To be able to collect as much information from the teachers and students in the above school stated. Information Technology and Simulation study Questionaires (ITSSQ) was designed by the researcher. The questionnaire consists of sections A and B. Section A is meant for the respondents personal data/information while section B comprises of ten questions to be answered by the respondents. They were made to have their choices on two point likert system of either responding to ‘Agreed’ and ‘Disagreed’ to the questions asked based on the hypotheses.

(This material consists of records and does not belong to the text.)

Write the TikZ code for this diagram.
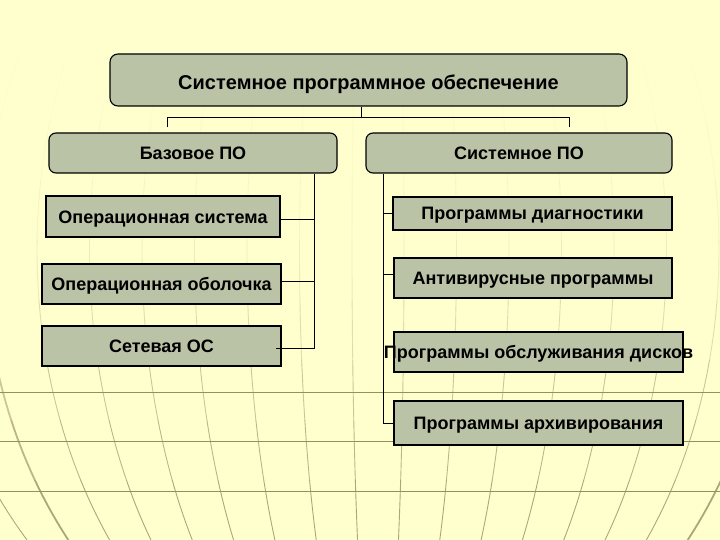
\documentclass[tikz,border=0pt]{standalone}
\usepackage{fontspec}
\setmainfont{Liberation Sans}
\usepackage{tikz}
\usetikzlibrary{calc}

\definecolor{bgyellow}{RGB}{255,255,206}
\definecolor{boxgreen}{RGB}{187,195,167}
\definecolor{globeline}{RGB}{150,142,92}

\begin{document}
\begin{tikzpicture}[x=1pt, y=-1pt,
  box/.style={draw, fill=boxgreen, line width=1.1pt, inner sep=0pt,
    text height=13pt, text depth=0pt, font=\fontsize{18}{20}\selectfont\bfseries},
  head/.style={box, rounded corners=7pt},
  link/.style={line width=0.9pt}]
  \useasboundingbox (0,0) rectangle (720,540);
  \fill[bgyellow] (0,0) rectangle (720,540);
  % globe in the background
  \begin{scope}
    \clip (0,0) rectangle (720,540);
    \foreach \k in {0,...,8}{
      \pgfmathsetmacro\a{26+52.5*\k}
      \foreach \i/\pct in {0/0,1/2,2/5,3/10,4/18,5/30,6/50,7/65,8/78}{
        \pgfmathsetmacro\lw{(\k==7 && \i>5) ? 1.8 : 0.9}
        \pgfmathtruncatemacro\ya{60*\i}
        \pgfmathtruncatemacro\yb{60*\i+60}
        \foreach \s in {-1,1}
          \draw[globeline!\pct!bgyellow, line width=\lw pt]
            plot[domain=\ya:\yb, samples=8] ({378+\s*\a*sqrt(1-((\x-250)/470)^2)}, \x);
      }
    }
    \foreach \y in {392,441,491}
      \draw[globeline, line width=0.8pt] (0,\y) -- (720,\y);
  \end{scope}

  \node[head, rounded corners=8pt, minimum width=517pt, minimum height=52pt, text height=20pt,
    font=\fontsize{20}{22}\selectfont\bfseries] (root) at (368.5,80) {Системное программное обеспечение};
  \node[head, minimum width=288pt, minimum height=40pt] (base) at (193,153) {Базовое ПО};
  \node[head, minimum width=306pt, minimum height=40pt] (sys) at (519,153) {Системное ПО};

  \node[box, minimum width=234pt, minimum height=41pt] (os) at (163,216.5) {Операционная система};
  \node[box, minimum width=239pt, minimum height=40pt] (shell) at (161.5,284) {Операционная оболочка};
  \node[box, minimum width=239pt, minimum height=40pt] (net) at (161.5,346) {Сетевая ОС};

  \node[box, minimum width=279pt, minimum height=33pt] (diag) at (532.5,213.5) {Программы диагностики};
  \node[box, minimum width=278pt, minimum height=40pt] (anti) at (533,278) {Антивирусные программы};
  \node[box, minimum width=289pt, minimum height=40pt] (disk) at (538.5,352) {\makebox[0pt]{Программы обслуживания дисков}};
  \node[box, minimum width=289pt, minimum height=44pt] (arch) at (538.5,423) {Программы архивирования};

  \coordinate (fork) at (361,117);
  \coordinate (ldrop) at (167,117);
  \coordinate (rdrop) at (569,117);
  \coordinate (ltr) at (314,0);
  \coordinate (rtr) at (383,0);

  \draw[link] (root.south -| fork) -- (fork);
  \draw[link] ([yshift=5pt]base.north -| ldrop) -- (ldrop) -- (rdrop) -- ([yshift=5pt]sys.north -| rdrop);

  \draw[link] (base.south -| ltr) -- ([yshift=-2pt]net.east -| ltr) -- ([xshift=-6pt, yshift=-2pt]net.east);
  \draw[link] ([yshift=-2.5pt]os.east) -- ([yshift=-2.5pt]os.east -| ltr);
  \draw[link] ([yshift=3pt]shell.east) -- ([yshift=3pt]shell.east -| ltr);

  \draw[link] (sys.south -| rtr) |- (arch.west);
  \draw[link] (diag.west) -- (diag.west -| rtr);
  \draw[link] ([yshift=4pt]anti.west) -- ([yshift=4pt]anti.west -| rtr);
\end{tikzpicture}
\end{document}
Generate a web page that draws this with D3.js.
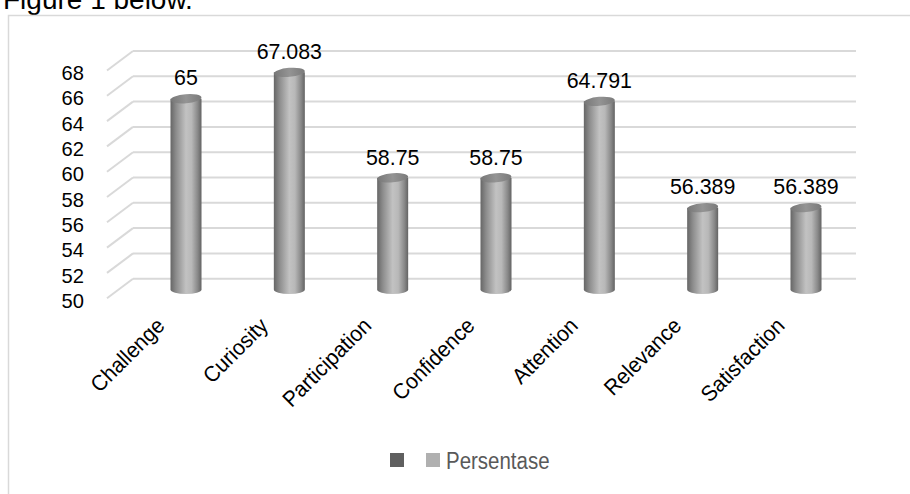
<!DOCTYPE html>
<html>
<head>
<meta charset="utf-8">
<script src="https://cdn.jsdelivr.net/npm/d3@7"></script>
<style>
  body { margin: 0; background: #fff; }
  text { font-family: "Liberation Sans", Arial, sans-serif; }
</style>
</head>
<body>
<script>
// 3D cylinder chart - ARCS scores
const categories = ["Challenge", "Curiosity", "Participation", "Confidence", "Attention", "Relevance", "Satisfaction"];
const values = [65, 67.083, 58.75, 58.75, 64.791, 56.389, 56.389];
const valueLabels = ["65", "67.083", "58.75", "58.75", "64.791", "56.389", "56.389"];
const yTicks = [50, 52, 54, 56, 58, 60, 62, 64, 66, 68];
const seriesName = "Persentase";

const WIDTH = 910, HEIGHT = 494;
// depth offsets (front of floor vs back wall)
const DEPTH_X = 26, DEPTH_Y = 19.5;
const BAR_W = 31;

const svg = d3.select("body").append("svg")
    .attr("width", WIDTH)
    .attr("height", HEIGHT);

svg.append("rect").attr("width", WIDTH).attr("height", HEIGHT).attr("fill", "#fff");

// caption cut off at the top (as in the source page)
svg.append("text")
    .attr("x", 3).attr("y", 9)
    .style("font-size", "28px")
    .attr("fill", "#000")
    .text("Figure 1 below.");

// frame
svg.append("path")
    .attr("d", "M8.5,494 V15.5 H910")
    .attr("fill", "none")
    .attr("stroke", "#d9d9d9")
    .attr("stroke-width", 1.5);

// scales: y on the back wall
const yScale = d3.scaleLinear().domain([50, 68]).range([278.7, 51]);
const xScale = d3.scalePoint().domain(categories).range([186, 806]);
const wallLeft = 133, wallRight = 856;

// gridlines: back wall lines + side wall diagonals
const grid = svg.append("g");
grid.selectAll(".back").data(yTicks).join("line")
    .attr("x1", wallLeft).attr("x2", wallRight)
    .attr("y1", d => yScale(d)).attr("y2", d => yScale(d))
    .attr("stroke", "#d9d9d9").attr("stroke-width", 2);
grid.selectAll(".side").data(yTicks).join("line")
    .attr("x1", wallLeft - DEPTH_X).attr("x2", wallLeft)
    .attr("y1", d => yScale(d) + DEPTH_Y).attr("y2", d => yScale(d))
    .attr("stroke", "#d9d9d9").attr("stroke-width", 2);

// y labels at the front edge
svg.append("g").selectAll("text").data(yTicks).join("text")
    .attr("transform", d => `translate(84,${yScale(d) + DEPTH_Y + 2}) scale(0.96,1)`)
    .attr("text-anchor", "end")
    .attr("dominant-baseline", "central")
    .style("font-size", "21px")
    .attr("fill", "#000")
    .text(d => d);

// cylinder gradients
const defs = svg.append("defs");
const body = defs.append("linearGradient").attr("id", "cyl").attr("x1", 0).attr("x2", 1).attr("y1", 0).attr("y2", 0);
[["0%", "#666"], ["18%", "#8c8c8c"], ["50%", "#c2c2c2"], ["68%", "#b8b8b8"], ["88%", "#888"], ["100%", "#636363"]]
    .forEach(s => body.append("stop").attr("offset", s[0]).attr("stop-color", s[1]));
const cap = defs.append("linearGradient").attr("id", "cap").attr("x1", 0).attr("x2", 1).attr("y1", 0).attr("y2", 0);
[["0%", "#777"], ["50%", "#949494"], ["100%", "#7a7a7a"]]
    .forEach(s => cap.append("stop").attr("offset", s[0]).attr("stop-color", s[1]));

// bars sit halfway into the depth
const midY = v => yScale(v) + DEPTH_Y / 2;
const midX = c => xScale(c);
const RY = 4.5;

const bars = svg.append("g").selectAll("g").data(values).join("g");
bars.append("path")
    .attr("d", (d, i) => {
        const cx = midX(categories[i]), top = midY(d), bot = midY(50) + 1;
        const l = cx - BAR_W / 2, r = cx + BAR_W / 2;
        return `M${l},${top} L${l},${bot} A${BAR_W / 2},${RY} 0 0 0 ${r},${bot} L${r},${top} Z`;
    })
    .attr("fill", "url(#cyl)");
bars.append("ellipse")
    .attr("cx", (d, i) => midX(categories[i]))
    .attr("cy", d => midY(d))
    .attr("rx", BAR_W / 2).attr("ry", RY)
    .attr("transform", (d, i) => `rotate(-5 ${midX(categories[i])} ${midY(d)})`)
    .attr("fill", "url(#cap)");

// value labels
svg.append("g").selectAll("text").data(values).join("text")
    .attr("transform", (d, i) => `translate(${midX(categories[i])},${midY(d) - 21}) scale(0.93,1)`)
    .attr("text-anchor", "middle")
    .attr("dominant-baseline", "central")
    .style("font-size", "23px")
    .attr("fill", "#000")
    .text((d, i) => valueLabels[i]);

// category labels, rotated
svg.append("g").selectAll("text").data(categories).join("text")
    .attr("transform", d => `translate(${midX(d) - 20},${327}) rotate(-45) scale(0.95,1)`)
    .attr("text-anchor", "end")
    .style("font-size", "22px")
    .attr("fill", "#000")
    .text(d => d);

// legend
const legend = svg.append("g");
legend.append("rect").attr("x", 390).attr("y", 453).attr("width", 14).attr("height", 14).attr("fill", "#5f5f5f");
legend.append("rect").attr("x", 426).attr("y", 453).attr("width", 14).attr("height", 14).attr("fill", "#b0b0b0");
legend.append("text")
    .attr("transform", "translate(446,461) scale(0.89,1)")
    .attr("dominant-baseline", "central")
    .style("font-size", "23px")
    .attr("fill", "#595959")
    .text(seriesName);
</script>
</body>
</html>
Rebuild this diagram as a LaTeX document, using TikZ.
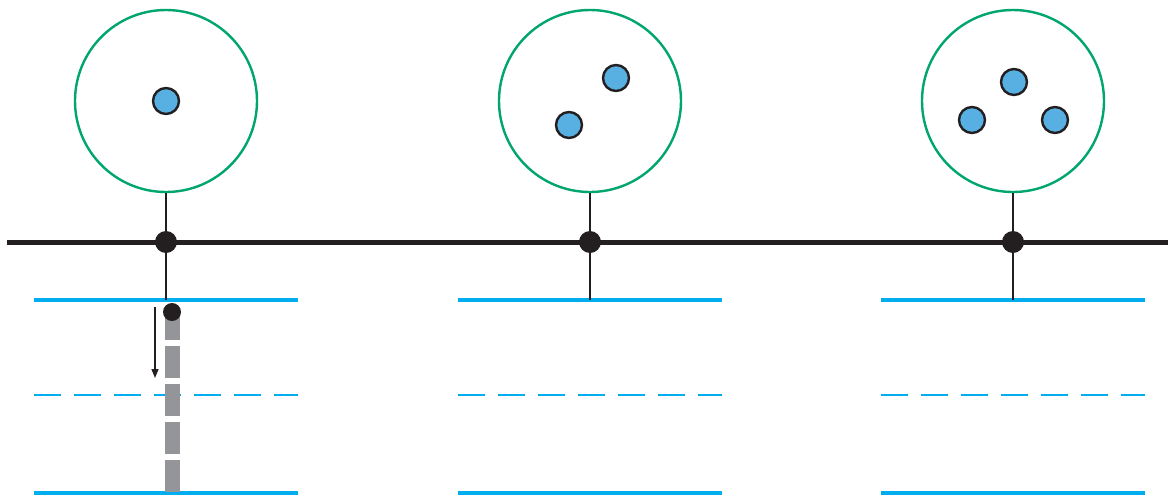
\documentclass[tikz,border=0pt]{standalone}
\usetikzlibrary{arrows.meta}
\definecolor{cgreen}{HTML}{00A56F}
\definecolor{cball}{HTML}{58B0E2}
\definecolor{cblue}{HTML}{00AEEF}
\definecolor{cgray}{HTML}{939598}
\definecolor{cblack}{HTML}{231F20}
\tikzset{
  big/.style={circle,draw=cgreen,line width=2.4pt,minimum size=182pt,inner sep=0pt},
  ball/.style={circle,draw=cblack,fill=cball,line width=2.4pt,minimum size=26pt,inner sep=0pt},
  junction/.style={circle,fill=cblack,minimum size=22pt,inner sep=0pt},
  stem/.style={cblack,line width=2pt},
  axis/.style={cblack,line width=5pt},
  bluesolid/.style={cblue,line width=4pt},
  bluedash/.style={cblue,line width=1.3pt,dash pattern=on 27pt off 13pt},
  track/.style={cgray,line width=15pt,dash pattern=on 32pt off 6pt},
  drop/.style={circle,fill=cblack,minimum size=18pt,inner sep=0pt}
}
\begin{document}
\begin{tikzpicture}[x=1pt,y=-1pt]
\useasboundingbox (0,0) rectangle (1168,501);
% axis
\coordinate (axL) at (7,242);
\coordinate (axR) at (1168,242);
\draw[axis] (axL) -- (axR);
% columns
\foreach \n/\x/\lx/\rx in {A/166/34/298, B/590/458/722, C/1013/881/1145}{
  \node[big] (big\n) at (\x,101) {};
  \coordinate (top\n) at (\x,300);
  \coordinate (l1\n) at (\lx,300);
  \coordinate (r1\n) at (\rx,300);
  \coordinate (l2\n) at (\lx,395);
  \coordinate (r2\n) at (\rx,395);
  \coordinate (l3\n) at (\lx,493);
  \coordinate (r3\n) at (\rx,493);
  \draw[bluesolid] (l1\n) -- (r1\n);
  \draw[bluedash] (l2\n) -- (r2\n);
  \draw[bluesolid] (l3\n) -- (r3\n);
  \node[junction] (j\n) at (\x,242) {};
  \draw[stem] (big\n.south) -- (top\n);
}
% balls
\node[ball] (a1) at (166,101) {};
\node[ball] (b1) at (616,78) {};
\node[ball] (b2) at (569,125) {};
\node[ball] (c1) at (1014,82) {};
\node[ball] (c2) at (972,120) {};
\node[ball] (c3) at (1055,120) {};
% left column drop
\coordinate (trackTop) at (172,308);
\coordinate (trackBot) at (172,493);
\draw[track] (trackTop) -- (trackBot);
\node[drop] (d) at (172,312) {};
\coordinate (arS) at (155,307);
\coordinate (arE) at (155,378);
\draw[cblack,line width=1.3pt,-{Triangle[length=9pt,width=7pt]}] (arS) -- (arE);
\end{tikzpicture}
\end{document}
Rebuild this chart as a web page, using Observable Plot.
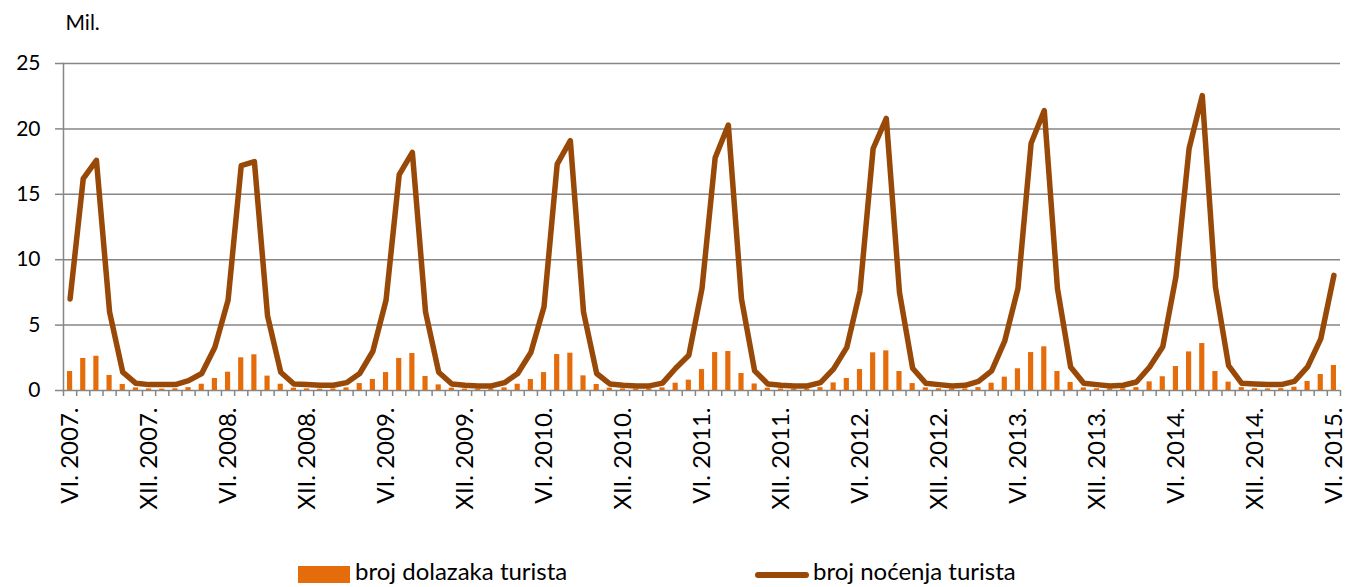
<!DOCTYPE html>
<html>
<head>
<meta charset="utf-8">
<script src="https://cdn.jsdelivr.net/npm/d3@7"></script>
<script src="https://cdn.jsdelivr.net/npm/@observablehq/plot@0.6"></script>
<style>
  body { margin: 0; background: #fff; font-family: Lato, "Open Sans", sans-serif; overflow: hidden; }
  #wrap { position: relative; width: 1347px; height: 587px; }
  #legend { position: absolute; left: 0; top: 540px; width: 1347px; height: 47px; font-size: 24px; color: #000; }
  .sw { position: absolute; }
  .lt { position: absolute; line-height: 28px; white-space: nowrap; }
</style>
</head>
<body>
<div id="wrap">
  <div id="chart"></div>
  <div id="legend">
    <div class="sw" style="left:298px; top:26px; width:52px; height:17px; background:#E46C0A;"></div>
    <div class="lt" style="left:355px; top:17px;">broj dolazaka turista</div>
    <div class="sw" style="left:755px; top:32px; width:54px; height:6px; border-radius:3px; background:#984807;"></div>
    <div class="lt" style="left:813px; top:17px;">broj noćenja turista</div>
  </div>
</div>
<script>
// Months: VI. 2007. – VI. 2015.
const roman = ["I","II","III","IV","V","VI","VII","VIII","IX","X","XI","XII"];
const months = [];
for (let y = 2007; y <= 2015; y++) {
  for (let m = 0; m < 12; m++) {
    if (y === 2007 && m < 5) continue;
    if (y === 2015 && m > 5) continue;
    months.push(roman[m] + ". " + y + ".");
  }
}
const tickLabels = months.filter((d, i) => i % 6 === 0);
const yTicks = [0, 5, 10, 15, 20, 25];

// broj noćenja turista (mil.)
const nights = [
  7.0, 16.2, 17.6, 6.0, 1.4, 0.55, 0.45,
  0.45, 0.45, 0.75, 1.3, 3.3, 6.9, 17.2, 17.5, 5.7, 1.4, 0.5, 0.45,
  0.4, 0.4, 0.6, 1.3, 3.0, 6.9, 16.5, 18.2, 6.0, 1.4, 0.5, 0.4,
  0.35, 0.35, 0.6, 1.3, 2.9, 6.4, 17.3, 19.1, 6.0, 1.3, 0.5, 0.4,
  0.35, 0.35, 0.56, 1.7, 2.7, 7.8, 17.8, 20.3, 7.0, 1.5, 0.5, 0.4,
  0.35, 0.35, 0.6, 1.65, 3.3, 7.6, 18.5, 20.8, 7.5, 1.7, 0.55, 0.45,
  0.35, 0.4, 0.7, 1.5, 3.8, 7.8, 18.9, 21.4, 7.8, 1.8, 0.55, 0.45,
  0.35, 0.4, 0.65, 1.8, 3.35, 8.7, 18.5, 22.55, 7.9, 1.9, 0.55, 0.5,
  0.45, 0.45, 0.7, 1.8, 3.95, 8.8
];

// broj dolazaka turista (mil.)
const arrivals = [
  1.45, 2.45, 2.62, 1.15, 0.46, 0.2, 0.12,
  0.1, 0.13, 0.22, 0.48, 0.92, 1.4, 2.5, 2.73, 1.1, 0.48, 0.18, 0.12,
  0.1, 0.12, 0.2, 0.53, 0.84, 1.37, 2.45, 2.83, 1.07, 0.43, 0.18, 0.11,
  0.1, 0.12, 0.2, 0.48, 0.84, 1.37, 2.75, 2.85, 1.12, 0.46, 0.18, 0.12,
  0.1, 0.12, 0.2, 0.56, 0.79, 1.6, 2.9, 2.98, 1.3, 0.5, 0.18, 0.12,
  0.1, 0.12, 0.22, 0.58, 0.92, 1.6, 2.88, 3.03, 1.45, 0.53, 0.2, 0.13,
  0.1, 0.12, 0.22, 0.56, 1.02, 1.66, 2.9, 3.34, 1.45, 0.61, 0.2, 0.13,
  0.11, 0.13, 0.22, 0.66, 1.05, 1.83, 2.95, 3.59, 1.45, 0.64, 0.22, 0.14,
  0.12, 0.14, 0.25, 0.69, 1.22, 1.91
];

const data = months.map((m, i) => ({m, nights: nights[i], arrivals: arrivals[i]}));

const W = 1347, H = 540, mL = 63, mR = 7, mT = 63, mB = 150;
const bw = (W - mL - mR) / months.length;
const gray = "#868686";

const chart = Plot.plot({
  width: W,
  height: H,
  marginLeft: mL,
  marginRight: mR,
  marginTop: mT,
  marginBottom: mB,
  style: {fontFamily: "Lato, 'Open Sans', sans-serif", color: "#000", background: "#fff"},
  x: {type: "band", domain: months, padding: 0, round: false, axis: null},
  y: {domain: [0, 25], axis: null},
  marks: [
    Plot.gridY(yTicks, {stroke: gray, strokeOpacity: 1, strokeWidth: 1.5}),
    Plot.axisY(yTicks, {tickSize: 8, tickPadding: 15, stroke: gray, strokeWidth: 1.5, fontSize: 21, fill: "#000", label: null}),
    Plot.frame({anchor: "left", stroke: gray, strokeWidth: 1.5}),
    Plot.axisX(months, {text: null, tickSize: 6, dx: -bw / 2, stroke: gray, strokeWidth: 1.5, label: null}),
    Plot.axisX([months[months.length - 1]], {text: null, tickSize: 6, dx: bw / 2, stroke: gray, strokeWidth: 1.5, label: null}),
    Plot.axisX(tickLabels, {tickSize: 0, tickPadding: 17, rotate: -90, textAnchor: "end", lineAnchor: "middle", fontSize: 24, fill: "#000", label: null}),
    Plot.barY(data, {x: "m", y: "arrivals", fill: "#E46C0A", insetLeft: 4, insetRight: 4}),
    Plot.lineY(data, {x: "m", y: "nights", stroke: "#984807", strokeWidth: 5.5, strokeLinejoin: "round", strokeLinecap: "round"}),
    Plot.text(["Mil."], {frameAnchor: "top-left", dx: 2, dy: -48, textAnchor: "start", fontSize: 21, fill: "#000"})
  ]
});
document.getElementById("chart").appendChild(chart);
</script>
</body>
</html>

The questionnaire was presented to my supervisor and some I. T. experts for scrutiny in accordance with their comment on the instruments. The reliability of the instrument was established using test-retest reliability procedure and applying correlation analysis yield a co-efficient of 0.8



A pre-visit was made to the selected schools, for the co-operation and assistant of the school authority and also to agree on the convenient day and time for the administration of the questionnaire. The research went back to the schools on the fixed data and administer the questionnaire to the teachers and students, after detailed. Explanation on some points or keywords that are ambiguous. All the questionnaires were collected immediately.



The data collected were analyzed using frequency counts, percentages and chi-square statistical methods of analysis.